Do you want new wave, or do you want the truth? Part II

Sep 16, 2005 01:01

switchstatement pointed me to this Yahoo! AP story about the CMJ Music Marathon.

Just about exactly 20 years ago I was in college radio as a music director. There was all this crazy shit going on, because of punk. Punk meant that college stations stopped playing Journey all the time and started playing newer music. Because of the general smashing of boundaries, this meant that genres and race barriers were at least partly knocked aside. Suddenly we were all listening to thrash, dancehall, house, gangsta rap, folky stuff, and of course lots and lots of whiteboy refined rock 'n' roll made by four guys with guitars and drums.

About at this point, 1985, a publication called "College Music Journal" became more important. We all told them what we played, or in some cases what we wished we were playing, and they reported it in detail and aggregate. There was a Top 100. Those Top 100s were eclectic. Just about every current musical subculture had a few songs in there. The Top 10 or so were almost always new wave or postpunk records like R.E.M.'s "Lifes Rich Pageant" or INXS's "Listen Like Thieves". It was a half-assed revolution at this point but about 2/3 of the music was good.

In the next three years everything went to shit. College radio was recognized by the big companies as the farm team for top 40. Independent labels and their supporters fought back with "indie only" movements that insisted that only music from small companies be played, but it was mostly garbage. The CMJ top 100 became more and more important. The top 10 froze for weeks at a time. A mania for jangly folksy Americana rock created thousands of forgettable REMitators and straight-shootin' junior Mellencamps. Hip-hop disappeared from college radio formats.

I myself was out of college in '87 and out of music writing for pay by '89. Somewhere between those two points, the idea of an alternative to commercial radio was replaced, in true Animal Farm fashion, with a new radio format called "alternative". This was: bands consisting of four white guys with guitars and drums; leftover punk and new wave that people remembered from high school; two Bob Marley songs; and two Ministry songs. The format crept further and further down, through dark corners and fetid swamps as did Gollum, until it finally and inevitably reached the gates of Mordor the Spin Doctors.

Why do I tell this inane story? Because 20 years later these bastards are still fucking the bloated, maggot ridden corpse of my generation's half revolution. Indie rock was fresh, new, and full of promise in 1985. It was killed and eaten in 1989 and then they vomited it back up so they could eat it again. That music was pretty pale and refined to start with. Now it's just the sonic equivalent of a beige lace doily. This stuff is the denim troubadour easy listening for 2005; our James Taylor and Jim Croce are Modest Mouse and Death Cab for Cutie. It's over, people.

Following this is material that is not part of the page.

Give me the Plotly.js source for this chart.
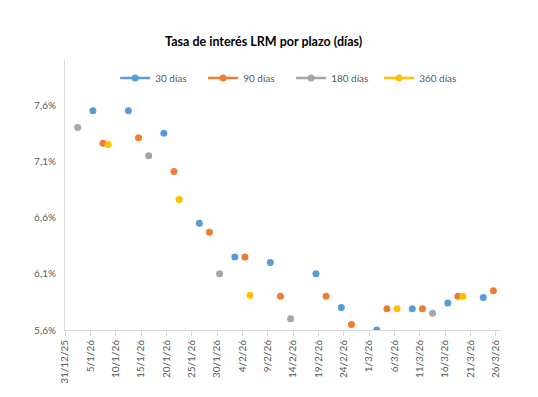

Fuck you, Steven Malkmus, for saying "I started when it was still college rock... It seems to have become more institutionalized in big cities ... I'm glad to be a part of it." Fuck you right in the ear. Fuck you, Nic Harcourt, for "Today, the sensibility is more of an aesthetic than it is a manifesto."

I can't believe these assholes manage to coopt the same revolution twice.

...but I was e bloom, and Richard Hell, Joe Strummer and John Doe. Me and Mike Watt, playing guitar.